For 18 months they did nothing but tangle with reporters and that is enough for anyone. But it is also because in the wake of the debacle they are being blamed.
Moreover, it will take some time to digest the depths of the catastrophe that befell them.
The top strategists Stuart Stevens and Eric Fehrnstrom watched in stunned amazement as their man gave his concession speech in Boston. From there, they repaired to the bar in the Westin Hotel for a first impromptu wake. One day one among them may give an honest account of what really happened to their campaign.
Did they, for instance, actually believe their predictions of victory in the run-up to polling day or was it all an act to give the impression of a train running forward when they knew it had already jumped the tracks?
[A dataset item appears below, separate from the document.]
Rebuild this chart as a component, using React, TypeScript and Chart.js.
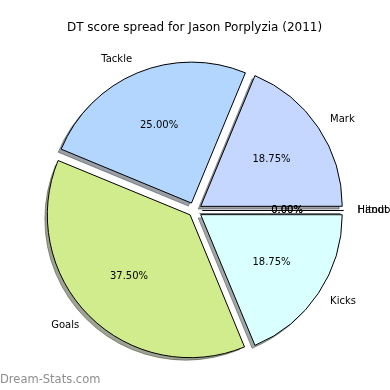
import { useEffect, useRef } from "react";
import { Chart, registerables } from "chart.js";

Chart.register(...registerables);

const TITLE = "DT score spread for Jason Porplyzia (2011)";
const WATERMARK = "Dream-Stats.com";
// Order as drawn clockwise from 3 o'clock
const categories = ["Kicks", "Goals", "Tackle", "Mark", "Handball", "Hitout"];
const values = [3, 6, 4, 3, 0, 0];
const colors = ["#d9ffff", "#d0ec8d", "#b3d6ff", "#c5d7ff", "#c5d7ff", "#c5d7ff"];

const EXPLODE = 8;
const RADIUS = 141;
const SHADOW_DX = -3;
const SHADOW_DY = 3;
const FONT = "'DejaVu Sans', 'Liberation Sans', sans-serif";

const total = values.reduce((a, b) => a + b, 0);
// Chart.js translates an arc by offset/4 * (2 - sin(min(PI, circumference)))
const offsets = values.map((v) => {
  const circ = (v / total) * Math.PI * 2;
  return (EXPLODE * 4) / (2 - Math.sin(Math.min(Math.PI, circ)));
});

function shadowColor(hex: string) {
  const n = parseInt(hex.slice(1), 16);
  const r = Math.round(((n >> 16) & 255) * 0.3);
  const g = Math.round(((n >> 8) & 255) * 0.3);
  const b = Math.round((n & 255) * 0.3);
  return `rgba(${r},${g},${b},0.5)`;
}

function geometry(chart: any) {
  const meta = chart.getDatasetMeta(0);
  return meta.data.map((arc: any) => {
    const p = arc.getProps(["x", "y", "startAngle", "endAngle", "outerRadius"], true);
    const mid = (p.startAngle + p.endAngle) / 2;
    return {
      cx: p.x + Math.cos(mid) * EXPLODE,
      cy: p.y + Math.sin(mid) * EXPLODE,
      r: p.outerRadius,
      start: p.startAngle,
      end: p.endAngle,
      mid,
    };
  });
}

const extrasPlugin = {
  id: "pieExtras",
  beforeDatasetsDraw(chart: any) {
    const ctx = chart.ctx;
    const geo = geometry(chart);
    ctx.save();
    geo.forEach((g: any, i: number) => {
      const col = shadowColor(colors[i]);
      const sx = g.cx + SHADOW_DX;
      const sy = g.cy + SHADOW_DY;
      if (values[i] === 0) {
        ctx.lineWidth = 1;
        ctx.strokeStyle = col;
        ctx.beginPath();
        ctx.moveTo(sx, sy);
        ctx.lineTo(sx + Math.cos(g.mid) * g.r, sy + Math.sin(g.mid) * g.r);
        ctx.stroke();
        return;
      }
      ctx.beginPath();
      ctx.moveTo(sx, sy);
      ctx.arc(sx, sy, g.r, g.start, g.end);
      ctx.closePath();
      ctx.fillStyle = col;
      ctx.fill();
      ctx.lineWidth = 1;
      ctx.strokeStyle = col;
      ctx.stroke();
    });
    ctx.restore();
  },
  afterDatasetsDraw(chart: any) {
    const ctx = chart.ctx;
    const geo = geometry(chart);
    // zero-width slices drawn as lines
    geo.forEach((g: any, i: number) => {
      if (values[i] !== 0) return;
      ctx.save();
      ctx.lineWidth = 1;
      ctx.strokeStyle = "#000";
      ctx.beginPath();
      ctx.moveTo(g.cx, g.cy);
      ctx.lineTo(g.cx + Math.cos(g.mid) * g.r, g.cy + Math.sin(g.mid) * g.r);
      ctx.stroke();
      ctx.restore();
    });
    ctx.save();
    ctx.font = `10px ${FONT}`;
    ctx.fillStyle = "#000";
    ctx.textBaseline = "middle";
    geo.forEach((g: any, i: number) => {
      const c = Math.cos(g.mid);
      const s = Math.sin(g.mid);
      ctx.textAlign = c > 0 ? "left" : "right";
      ctx.fillText(categories[i], g.cx + 1.1 * g.r * c, g.cy + 1.1 * g.r * s);
      ctx.textAlign = "center";
      const pct = ((values[i] / total) * 100).toFixed(2) + "%";
      ctx.fillText(pct, g.cx + 0.6 * g.r * c, g.cy + 0.6 * g.r * s);
    });
    ctx.font = `11.5px ${FONT}`;
    ctx.fillStyle = "#8e8e8e";
    ctx.textAlign = "left";
    ctx.fillText(WATERMARK, 0, 380);
    ctx.restore();
  },
};

export default function App() {
  const ref = useRef<HTMLCanvasElement | null>(null);
  useEffect(() => {
    document.body.style.margin = "0";
    if (!ref.current) return;
    const chart = new Chart(ref.current, {
      type: "pie",
      data: {
        labels: categories,
        datasets: [
          {
            data: values,
            backgroundColor: colors,
            borderColor: "#000",
            borderWidth: 1,
            offset: offsets,
            hoverOffset: 0,
          } as any,
        ],
      },
      options: {
        animation: false,
        responsive: true,
        maintainAspectRatio: false,
        events: [],
        rotation: 90,
        radius: RADIUS,
        layout: { padding: { top: 0, bottom: 4.4, left: 0, right: 1 } },
        plugins: {
          legend: { display: false },
          tooltip: { enabled: false },
          title: {
            display: true,
            text: TITLE,
            color: "#000",
            font: { family: FONT, size: 12, weight: "normal" },
            padding: { top: 21, bottom: 0 },
          },
        },
      } as any,
      plugins: [extrasPlugin],
    });
    return () => chart.destroy();
  }, []);
  return (
    <div style={{ position: "fixed", left: 0, top: 0, width: 390, height: 390, background: "#fff" }}>
      <canvas ref={ref} />
    </div>
  );
}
"Our momentum is undeniable, if you just look at the numbers," the Romney pollster Neil Newhouse told supporters just before the vote.
Or maybe they were duped by their own voter-intention models that just turned out to be wrong. If so, how was that allowed to happen? Already voices in the wider machine that was meant to send Mr Romney to the White House are suggesting anonymously that his campaign ship had been in the hands of an amateur crew.
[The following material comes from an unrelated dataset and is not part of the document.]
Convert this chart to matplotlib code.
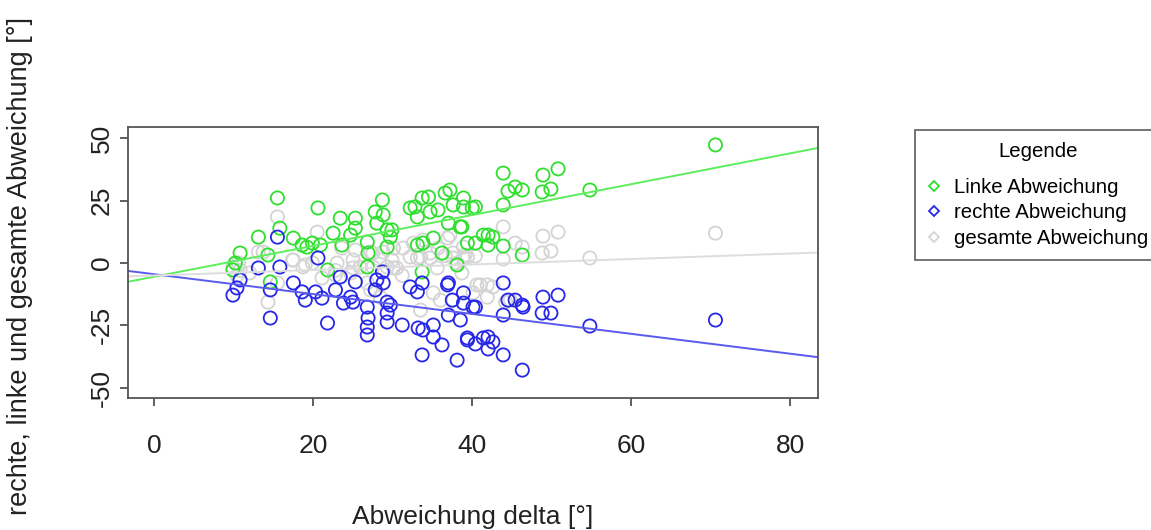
import numpy as np
import matplotlib
matplotlib.use("Agg")
import matplotlib.pyplot as plt
from matplotlib.lines import Line2D

plt.rcParams['font.family'] = ['Liberation Sans', 'DejaVu Sans']

# Linke Abweichung (delta, wert)
links_x = [15.5, 20.6, 10.8, 10.2, 9.9, 13.1, 14.3, 14.6, 15.8, 17.5, 18.6, 19.2, 19.9, 20.9,
           21.8, 22.5, 23.4, 23.6, 24.7, 25.3, 25.3, 26.8, 26.9, 26.8, 27.8, 28.0, 28.7, 28.8,
           29.3, 29.9, 29.3, 29.7, 32.2, 32.8, 33.7, 34.5, 33.1, 34.7, 35.7, 33.1, 33.8, 35.1,
           33.7, 36.6, 37.2, 37.6, 38.9, 37.0, 38.5, 36.2, 38.1, 39.4, 40.0, 70.6, 50.8, 48.9,
           43.9, 48.8, 49.9, 54.8, 44.5, 45.4, 46.3, 43.9, 38.9, 40.4, 38.7, 40.4, 41.4, 42.0,
           42.6, 42.0, 43.9, 46.3]
links_y = [26.1, 22.1, 4.0, 0.0, -2.8, 10.4, 3.2, -7.6, 14.0, 10.0, 7.2, 6.4, 8.0, 7.2,
           -2.8, 12.0, 18.0, 7.2, 11.2, 18.0, 14.0, 8.4, 4.0, -1.6, 20.5, 16.0, 25.3, 19.3,
           13.3, 13.3, 6.4, 10.4, 22.1, 22.5, 26.1, 26.5, 18.5, 20.5, 21.3, 7.2, 8.0, 10.0,
           -3.6, 28.1, 29.3, 23.3, 26.1, 16.0, 14.5, 4.0, -0.8, 8.0, 22.1, 47.4, 37.8, 35.3,
           36.1, 28.5, 29.7, 29.3, 28.9, 30.5, 29.3, 23.3, 22.5, 22.5, 14.5, 8.0, 11.2, 11.2,
           10.4, 7.2, 6.8, 3.2]

# rechte Abweichung
rechts_x = [15.5, 9.9, 10.4, 10.8, 13.1, 14.6, 14.6, 15.8, 17.5, 18.6, 19.0, 20.3, 20.6, 21.1,
            21.8, 22.8, 23.4, 23.8, 24.7, 25.0, 25.3, 26.8, 26.9, 26.8, 26.8, 27.8, 28.0, 28.7,
            28.8, 29.3, 29.7, 29.3, 29.3, 31.2, 32.2, 33.1, 33.7, 33.2, 33.8, 33.7, 35.1, 35.1,
            36.2, 36.9, 37.0, 37.5, 37.0, 38.5, 38.1, 38.9, 39.4, 40.1, 70.6, 54.8, 50.8, 48.9,
            48.8, 49.9, 43.9, 43.9, 43.9, 44.5, 45.4, 46.3, 46.4, 46.3, 38.9, 40.4, 39.4, 40.4,
            41.4, 42.0, 42.6, 42.0]
rechts_y = [10.4, -12.9, -10.0, -6.8, -2.0, -10.8, -22.1, -1.6, -8.0, -11.6, -14.9, -11.6, 2.0, -14.1,
            -24.1, -10.8, -5.6, -16.1, -13.7, -15.7, -7.6, -17.7, -22.1, -25.7, -28.9, -10.8, -6.8, -3.6,
            -8.0, -15.7, -16.9, -20.1, -23.7, -24.9, -9.6, -11.6, -8.0, -26.1, -26.9, -36.9, -24.9, -29.7,
            -32.9, -8.8, -8.0, -14.9, -20.9, -22.9, -39.0, -12.0, -30.1, -17.7, -22.9, -25.3, -12.9, -13.7,
            -20.1, -20.1, -8.0, -20.9, -36.9, -14.9, -14.9, -16.9, -17.7, -43.0, -16.1, -17.7, -30.9, -32.5,
            -30.1, -29.7, -31.7, -34.5]

# gesamte Abweichung
gesamt_x = [70.6, 54.8, 50.8, 48.9, 48.8, 49.9, 43.9, 43.9, 45.4, 46.3, 38.9, 40.4, 39.1, 41.0,
            41.9, 42.6, 41.9, 40.1, 44.2, 44.8, 38.7, 15.5, 13.7, 9.9, 14.3, 15.5, 20.5, 17.5,
            18.7, 19.9, 23.0, 25.0, 25.9, 27.5, 28.4, 29.3, 29.9, 27.8, 28.4, 27.5, 28.8, 32.6,
            33.8, 32.2, 33.5, 37.2, 37.6, 38.1, 39.4, 33.5, 35.1, 40.6, 36.0, 37.6, 10.4, 10.8,
            21.1, 22.8, 24.7, 26.8, 30.5, 31.2, 34.7, 35.7, 36.6, 12.0, 25.3, 27.2, 30.1, 31.3,
            33.1, 34.7, 36.9, 37.6, 38.9, 25.0, 30.1, 35.6, 27.2, 13.1, 17.4, 19.0, 22.8, 23.6,
            10.6]
gesamt_y = [12.0, 2.0, 12.4, 10.8, 4.0, 4.8, 14.5, 1.6, 8.0, 6.4, 6.4, 2.8, 3.2, -8.8,
            -8.8, -9.6, -13.7, -12.0, -15.7, -14.9, -4.0, 18.5, 4.4, -1.6, -15.7, -8.0, 12.4, 1.2,
            -1.6, 0.0, 0.0, 1.2, -1.6, -1.6, 1.2, -1.6, 1.2, -10.8, -13.7, 4.0, 4.4, 8.0,
            9.2, 2.4, 2.4, 11.2, 4.0, 0.0, 2.4, -18.9, -12.0, -8.8, -14.9, -14.9, -5.0, -3.0,
            -6.0, -3.0, -4.0, -8.0, -2.0, -5.0, 4.0, 6.0, 3.0, -4.0, 5.2, 4.4, 6.0, 6.0,
            2.0, 2.0, 10.0, 2.0, 2.0, -2.0, -2.0, -2.0, -10.8, 4.4, 1.2, -0.8, -4.8, 6.0,
            0.0]

# Regressionsgeraden (Achsenabschnitt, Steigung)
fit_links = (-5.5, 0.619)
fit_rechts = (-4.5, -0.399)
fit_gesamt = (-5.0, 0.110)

col_links = '#2EDF2E'
col_rechts = '#2626E8'
col_gesamt = '#D4D4D4'

W, H = 1151, 530
fig = plt.figure(figsize=(W / 100, H / 100), dpi=100)
ax = fig.add_axes([128 / W, 1 - 398 / H, 690 / W, 271 / H])

ms = 90
ax.scatter(gesamt_x, gesamt_y, s=ms, facecolors='none', edgecolors=col_gesamt, linewidths=1.3)
ax.scatter(links_x, links_y, s=ms, facecolors='none', edgecolors=col_links, linewidths=1.3)
ax.scatter(rechts_x, rechts_y, s=ms, facecolors='none', edgecolors=col_rechts, linewidths=1.3)

for (b, m), c in [(fit_links, '#5CEE5C'), (fit_rechts, '#5A5AEE'), (fit_gesamt, '#DDDDDD')]:
    ax.axline((0, b), slope=m, color=c, lw=1.4)

ax.set_xlim(-3.3, 83.5)
ax.set_ylim(-54.2, 54.6)
ax.set_xticks([0, 20, 40, 60, 80])
ax.set_yticks([-50, -25, 0, 25, 50])
ax.set_yticklabels(['-50', '-25', '0', '25', '50'], rotation=90, va='center')
ax.tick_params(axis='both', length=6, width=1.1, colors='#333333', labelcolor='#222222',
               labelsize=19)
ax.tick_params(axis='x', pad=20)
ax.tick_params(axis='y', pad=4)
for sp in ax.spines.values():
    sp.set_color('#555555')
    sp.set_linewidth(1.3)

ax.set_xlabel('Abweichung delta [°]', fontsize=19, color='#222222', labelpad=34)
fig.text(20 / W, 1 - 266 / H, 'rechte, linke und gesamte Abweichung [°]', rotation=90,
         ha='center', va='center', fontsize=19.5, color='#222222')

handles = [Line2D([], [], marker='D', ls='none', markersize=5, markerfacecolor='none',
                  markeredgecolor=c, markeredgewidth=1.3)
           for c in (col_links, col_rechts, col_gesamt)]
leg = fig.legend(handles, ['Linke Abweichung', 'rechte Abweichung', 'gesamte Abweichung'],
                 title='Legende', loc='upper left', bbox_to_anchor=(915 / W, 1 - 130 / H),
                 frameon=True, fancybox=False, fontsize=14.7, title_fontsize=14.7,
                 handlelength=0.7, handletextpad=0.6, borderpad=0.6, labelspacing=0.32,
                 borderaxespad=0)
leg._legend_box.sep = 12
leg.get_frame().set_edgecolor('#333333')
leg.get_frame().set_linewidth(1.2)

fig.savefig('out.png', dpi=100)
"Everybody feels like they were a bunch of well-meaning folks who were, to use a phrase that Governor Romney coined to describe his opponent, way in over their heads," one member of the campaign's national finance committee told The Washington Post yesterday.
The speed with which the Romney apparatus is being disassembled is almost cruel. After meeting for an hour with his top benefactors in Boston on Wednesday, Mr Romney himself left in the back seat of one of his son's cars – the limousines and the Secret Service details had both been stripped away. Staff members at the Romney transition headquarters in Washington who have been the laying the ground for his putative presidency for months have been told to have everything cleared out and their laptops and phones returned by today at the latest.
As for the campaign strategists, they are likely to retreat out of the line of fire for as long as they can. But their professional lives in the long run are unlikely to be shattered. Nor are they likely to be hurting financially: during the campaign there were periodic reports of Mr Romney giving them large cash bonuses.
Mr Stevens will console himself by casting any eye over to Steve Schmidt, the top John McCain strategist and architect of Sarah Palin's vice presidential bid. After having spent some months in the wilderness, Mr Schmidt is now vice chairman for public affairs of one of the world's biggest public relations firms, Edelman, and a television pundit. Better still, Woody Harrelson portrayed him in the film about the 2008 campaign, Game Change.